RECORDS SHOWN:

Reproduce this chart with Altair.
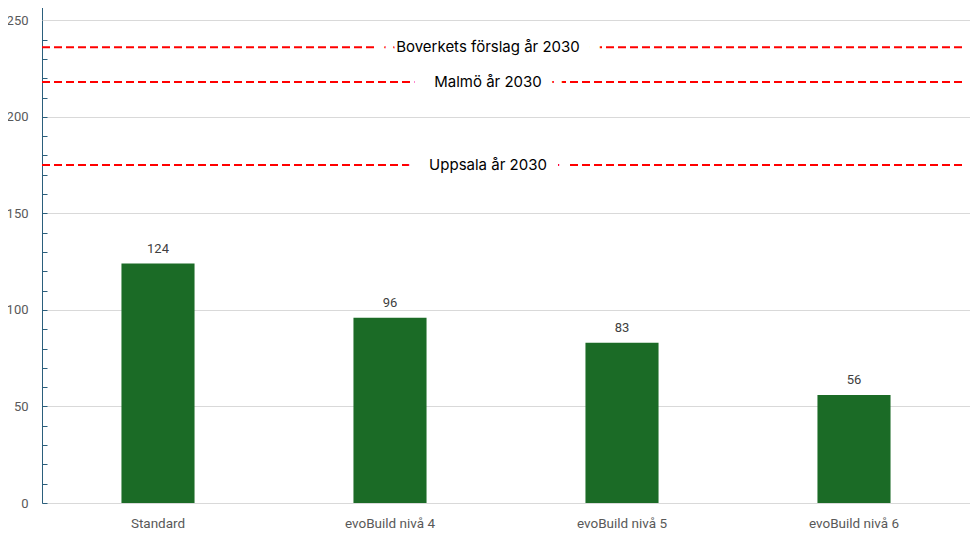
import altair as alt
import pandas as pd

categories = ["Standard", "evoBuild nivå 4", "evoBuild nivå 5", "evoBuild nivå 6"]
values = [124, 96, 83, 56]

ref_names = ["Boverkets förslag år 2030", "Malmö år 2030", "Uppsala år 2030"]
ref_values = [236, 218, 175]

W, H = 928, 502
AXIS_BLUE = "#2b5f7c"
GRID = "#d9d9d9"

bars_df = pd.DataFrame({"cat": categories, "val": values})
ref_df = pd.DataFrame({"name": ref_names, "val": ref_values})

yscale = alt.Scale(domain=[0, 260], nice=False, zero=True)
xenc = alt.X("cat:N", sort=categories, title=None,
             scale=alt.Scale(paddingInner=0.685, paddingOuter=0.3425),
             axis=alt.Axis(labelAngle=0, ticks=False, domainColor=GRID, labelColor="#595959",
                           labelFontSize=13.5, labelFont="Roboto", labelPadding=13))

bars = alt.Chart(bars_df).mark_bar(color="#1b6b26").encode(
    x=xenc,
    y=alt.Y("val:Q", scale=yscale, title=None,
            axis=alt.Axis(values=[0, 50, 100, 150, 200, 250], ticks=False, domainColor=AXIS_BLUE,
                          labelColor="#595959", labelFontSize=13, labelFont="Roboto",
                          labelPadding=14, gridColor=GRID, grid=True)),
)

labels = alt.Chart(bars_df).mark_text(baseline="bottom", dy=-8, fontSize=13, color="#404040",
                                      font="Roboto").encode(
    x=alt.X("cat:N", sort=categories),
    y=alt.Y("val:Q", scale=yscale, axis=None),
    text="val:Q",
)

rules = alt.Chart(ref_df).mark_rule(color="#ff0000", strokeWidth=2, strokeDash=[8, 4]).encode(
    x=alt.value(0), x2=alt.value(W - 5),
    y=alt.Y("val:Q", scale=yscale,
            axis=alt.Axis(orient="right", offset=-W, values=list(range(0, 261, 10)), tickSize=5,
                          tickColor=AXIS_BLUE, labels=False, domain=False, grid=False, title=None)),
)

halo = alt.Chart(ref_df).mark_text(fontSize=15, font="Inter", color="white", stroke="white",
                                   strokeWidth=42, strokeJoin="round").encode(
    x=alt.value(446),
    y=alt.Y("val:Q", scale=yscale,
            axis=alt.Axis(orient="left", values=[250], grid=True, gridColor=GRID, zindex=1,
                          labels=False, ticks=False, domain=False, title=None)),
    text="name:N",
)

reftext = alt.Chart(ref_df).mark_text(fontSize=15, font="Inter", color="#000000").encode(
    x=alt.value(446),
    y=alt.Y("val:Q", scale=yscale, axis=None),
    text="name:N",
)

chart = alt.layer(bars, labels, rules, halo, reftext).resolve_axis(y="independent").properties(
    width=W, height=H, padding={"top": -8, "left": -2, "right": 0, "bottom": 0}
).configure_view(stroke=None)

chart.save("out.html", embed_options={"renderer": "svg", "actions": False})
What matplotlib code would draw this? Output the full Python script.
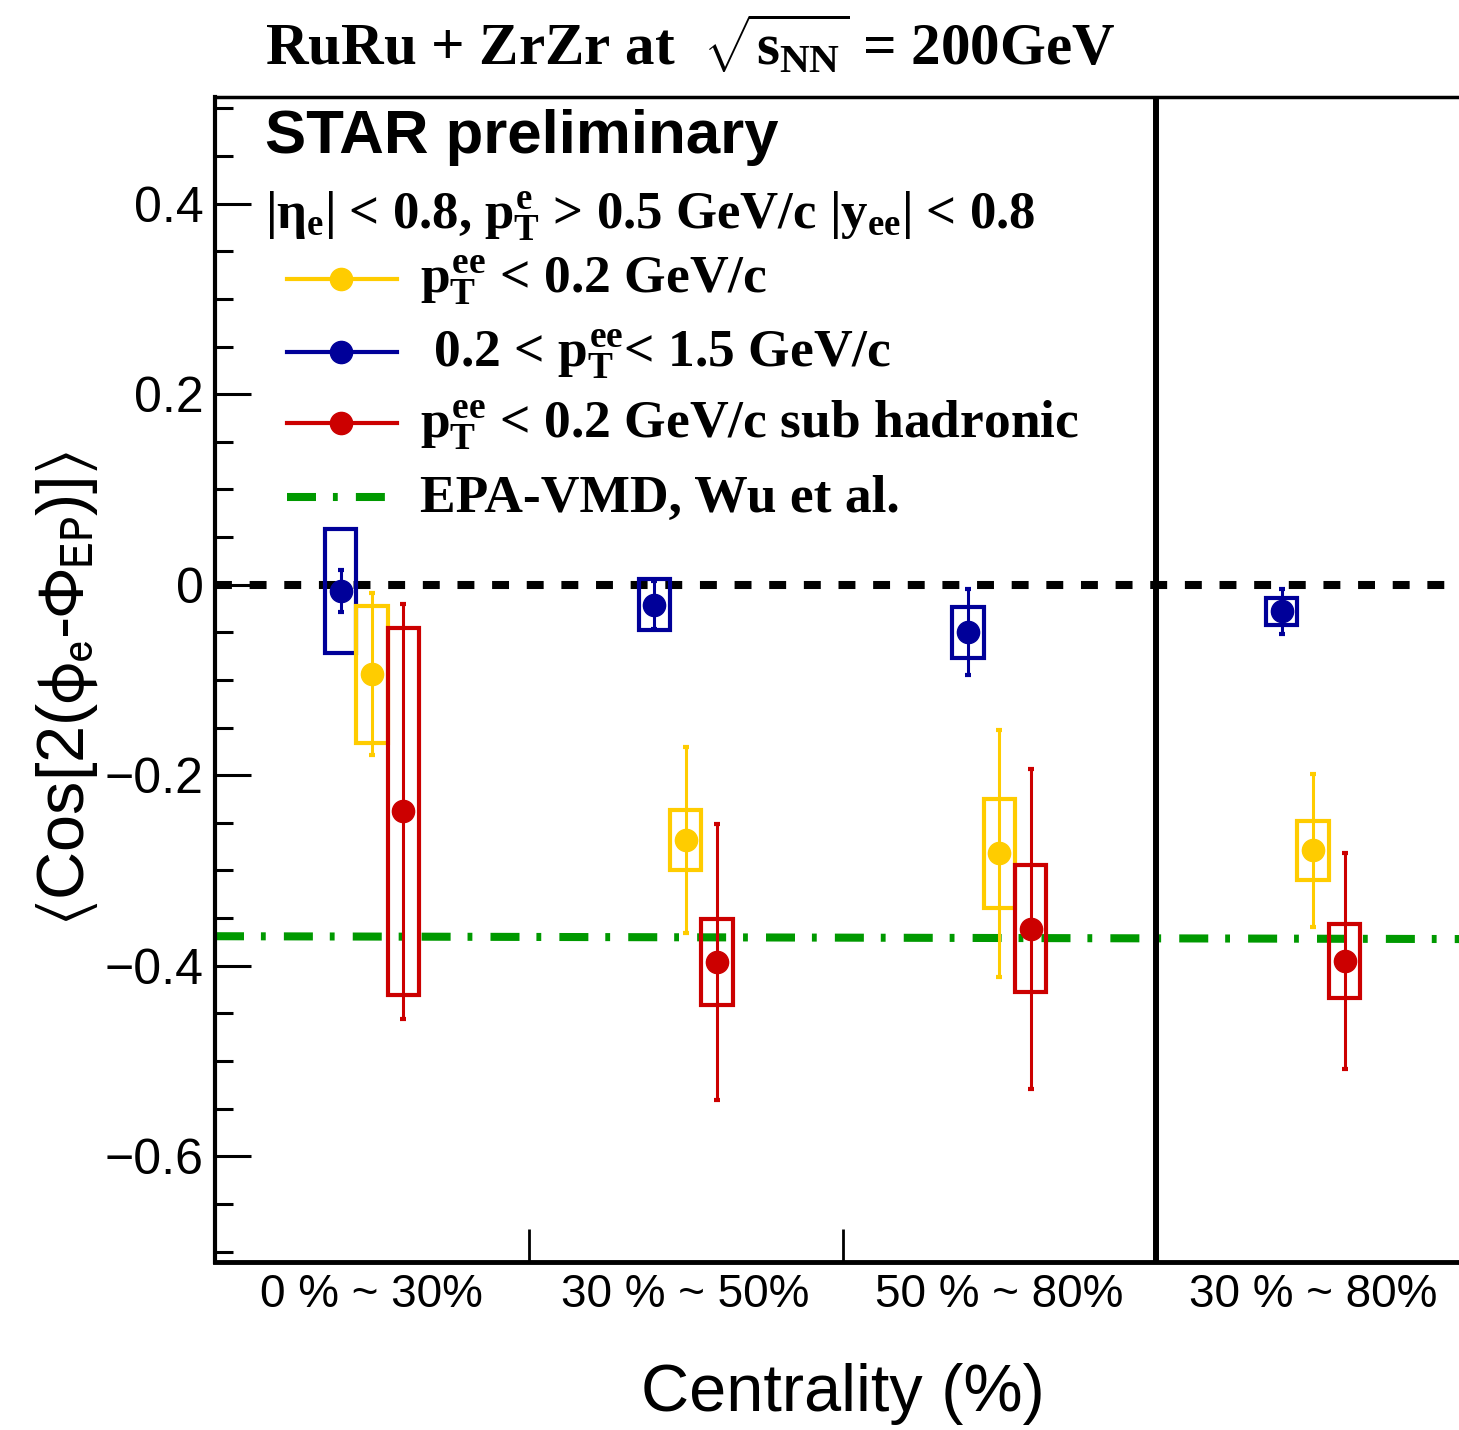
import matplotlib
matplotlib.use("Agg")
import matplotlib.pyplot as plt
from matplotlib.ticker import FixedLocator, MultipleLocator, FuncFormatter, NullFormatter

# serif bold maths (ROOT "Times bold" look) for the annotation texts
plt.rcParams["mathtext.fontset"] = "custom"
plt.rcParams["mathtext.rm"] = "Liberation Serif:bold"
plt.rcParams["mathtext.it"] = "Liberation Serif:bold"
plt.rcParams["mathtext.bf"] = "Liberation Serif:bold"

SANS = ["Liberation Sans", "DejaVu Sans"]
SERIF = ["Liberation Serif", "DejaVu Serif"]

W, H = 1459, 1430

categories = ["0 % ~ 30%", "30 % ~ 50%", "50 % ~ 80%", "30 % ~ 80%"]
bin_centers = [0.5, 1.5, 2.5, 3.5]

# pT^ee < 0.2 GeV/c
low_val = [-0.094, -0.268, -0.282, -0.279]
low_stat = [0.085, 0.098, 0.130, 0.080]
low_sys = [0.072, 0.032, 0.057, 0.031]

# 0.2 < pT^ee < 1.5 GeV/c
mid_val = [-0.007, -0.021, -0.050, -0.028]
mid_stat = [0.022, 0.025, 0.045, 0.024]
mid_sys = [0.065, 0.027, 0.027, 0.014]

# pT^ee < 0.2 GeV/c, hadronic subtracted
sub_val = [-0.238, -0.396, -0.361, -0.395]
sub_stat = [0.218, 0.145, 0.168, 0.113]
sub_sys = [0.193, 0.045, 0.067, 0.039]

# EPA-VMD model (Wu et al.)
model_x = [0.0, 4.0]
model_y = [-0.369, -0.372]

legend_labels = [
    r"$p_{T}^{ee}$ < 0.2 GeV/c",
    r" 0.2 < $p_{T}^{ee}$< 1.5 GeV/c",
    r"$p_{T}^{ee}$ < 0.2 GeV/c sub hadronic",
    "EPA-VMD, Wu et al.",
]

YELLOW = "#ffcc00"
BLUE = "#000099"
RED = "#cc0000"
GREEN = "#009900"


def fx(px):
    return px / W


def fy(py):
    return 1 - py / H


fig = plt.figure(figsize=(W / 100, H / 100), dpi=100)
ax = fig.add_axes([fx(215), fy(1262), 1255 / W, 1165 / H])

ax.set_xlim(0, 4)
ax.set_ylim(-0.711, 0.512)

# reference lines
ax.axhline(0, color="black", lw=5.8, ls=(0, (2.1, 2.2)), zorder=2)
ax.plot(model_x, model_y, color=GREEN, lw=5.8, ls=(0, (3.6, 2.1, 0.6, 2.25)), zorder=2)
ax.axvline(3, color="black", lw=4.3, zorder=5)

series = [
    (mid_val, mid_stat, mid_sys, BLUE, -0.1),
    (low_val, low_stat, low_sys, YELLOW, 0.0),
    (sub_val, sub_stat, sub_sys, RED, 0.1),
]
for vals, stat, sys_, color, off in series:
    xs = [c + off for c in bin_centers]
    ax.bar(xs, [2 * s for s in sys_], bottom=[v - s for v, s in zip(vals, sys_)],
           width=0.1, fill=False, edgecolor=color, lw=3, zorder=3)
    ax.errorbar(xs, vals, yerr=stat, fmt="o", color=color, ms=16,
                elinewidth=2.2, capsize=2.5, capthick=3, zorder=4)

# axes styling (ROOT-like: inward ticks, left/bottom only)
for side, lw in [("left", 3.0), ("bottom", 3.5), ("top", 2.5)]:
    ax.spines[side].set_linewidth(lw)
ax.spines["right"].set_visible(False)

ax.yaxis.set_major_locator(MultipleLocator(0.2))
ax.yaxis.set_minor_locator(MultipleLocator(0.05))
ax.yaxis.set_major_formatter(FuncFormatter(
    lambda v, _: "0" if abs(v) < 1e-9 else f"{v:.1f}".replace("-", "\u2212")))
ax.tick_params(axis="y", which="major", direction="in", length=26, width=2.2,
               labelsize=36, pad=8, right=False)
ax.tick_params(axis="y", which="minor", direction="in", length=13, width=2.2, right=False)
for lab in ax.get_yticklabels():
    lab.set_family(SANS)

ax.xaxis.set_major_locator(FixedLocator([1, 2]))
ax.xaxis.set_major_formatter(NullFormatter())
ax.xaxis.set_minor_locator(FixedLocator(bin_centers))
ax.set_xticklabels(categories, minor=True, family=SANS)
ax.tick_params(axis="x", which="major", direction="in", length=24, width=2.0, top=False)
ax.tick_params(axis="x", which="minor", length=0, labelsize=33, pad=8, top=False)

ax.set_xlabel("Centrality (%)", family=SANS, fontsize=48, va="top")
ax.xaxis.set_label_coords(0.5, -0.087)
ax.set_ylabel(r"$\langle$Cos[2($\mathrm{\phi}_{\mathrm{e}}$-$\Phi_{\mathrm{EP}}$)]$\rangle$",
              family=SANS, fontsize=48, math_fontfamily="stixsans")
ax.yaxis.set_label_coords(-0.0916, 0.4927)

# annotations
fig.text(fx(265), fy(66), r"RuRu + ZrZr at  $\sqrt{s_{NN}}$ = 200GeV", ha="left",
         va="baseline", family=SERIF, weight="bold", fontsize=42.5)
fig.text(fx(265), fy(153), "STAR preliminary", ha="left", va="baseline",
         family=SANS, weight="bold", fontsize=44.5)
fig.text(fx(265), fy(230), r"$|\eta_{e}|$ < 0.8, $p_{T}^{e}$ > 0.5 GeV/c $|y_{ee}|$ < 0.8",
         ha="left", va="baseline", family=SERIF, weight="bold", fontsize=38)

# hand-placed legend
row_y = [279, 352, 423, 497]
for i, (label, color) in enumerate(zip(legend_labels, [YELLOW, BLUE, RED, GREEN])):
    y = fy(row_y[i])
    if i < 3:
        ax.plot([fx(287), fx(397)], [y, y], color=color, lw=3,
                transform=fig.transFigure, clip_on=False)
        ax.plot([fx(341)], [y], color=color, marker="o", ms=16,
                transform=fig.transFigure, clip_on=False)
    else:
        ax.plot([fx(287), fx(390)], [y, y], color=color, lw=5.8,
                ls=(0, (3.6, 2.1, 0.6, 2.25)), transform=fig.transFigure, clip_on=False)
    fig.text(fx(420), fy(row_y[i] + 15), label, ha="left", va="baseline",
             family=SERIF, weight="bold", fontsize=38.5)

fig.savefig("out.png", dpi=100)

OBJECTIVE: Retype, word for word, only the lines from the one containing "What matplotlib code" through the one containing "return 1 - py / H", both included, and leave out any pictures.

RESULT:
What matplotlib code would draw this? Output the full Python script.
import matplotlib
matplotlib.use("Agg")
import matplotlib.pyplot as plt
from matplotlib.ticker import FixedLocator, MultipleLocator, FuncFormatter, NullFormatter

# serif bold maths (ROOT "Times bold" look) for the annotation texts
plt.rcParams["mathtext.fontset"] = "custom"
plt.rcParams["mathtext.rm"] = "Liberation Serif:bold"
plt.rcParams["mathtext.it"] = "Liberation Serif:bold"
plt.rcParams["mathtext.bf"] = "Liberation Serif:bold"

SANS = ["Liberation Sans", "DejaVu Sans"]
SERIF = ["Liberation Serif", "DejaVu Serif"]

W, H = 1459, 1430

categories = ["0 % ~ 30%", "30 % ~ 50%", "50 % ~ 80%", "30 % ~ 80%"]
bin_centers = [0.5, 1.5, 2.5, 3.5]

# pT^ee < 0.2 GeV/c
low_val = [-0.094, -0.268, -0.282, -0.279]
low_stat = [0.085, 0.098, 0.130, 0.080]
low_sys = [0.072, 0.032, 0.057, 0.031]

# 0.2 < pT^ee < 1.5 GeV/c
mid_val = [-0.007, -0.021, -0.050, -0.028]
mid_stat = [0.022, 0.025, 0.045, 0.024]
mid_sys = [0.065, 0.027, 0.027, 0.014]

# pT^ee < 0.2 GeV/c, hadronic subtracted
sub_val = [-0.238, -0.396, -0.361, -0.395]
sub_stat = [0.218, 0.145, 0.168, 0.113]
sub_sys = [0.193, 0.045, 0.067, 0.039]

# EPA-VMD model (Wu et al.)
model_x = [0.0, 4.0]
model_y = [-0.369, -0.372]

legend_labels = [
    r"$p_{T}^{ee}$ < 0.2 GeV/c",
    r" 0.2 < $p_{T}^{ee}$< 1.5 GeV/c",
    r"$p_{T}^{ee}$ < 0.2 GeV/c sub hadronic",
    "EPA-VMD, Wu et al.",
]

YELLOW = "#ffcc00"
BLUE = "#000099"
RED = "#cc0000"
GREEN = "#009900"


def fx(px):
    return px / W


def fy(py):
    return 1 - py / H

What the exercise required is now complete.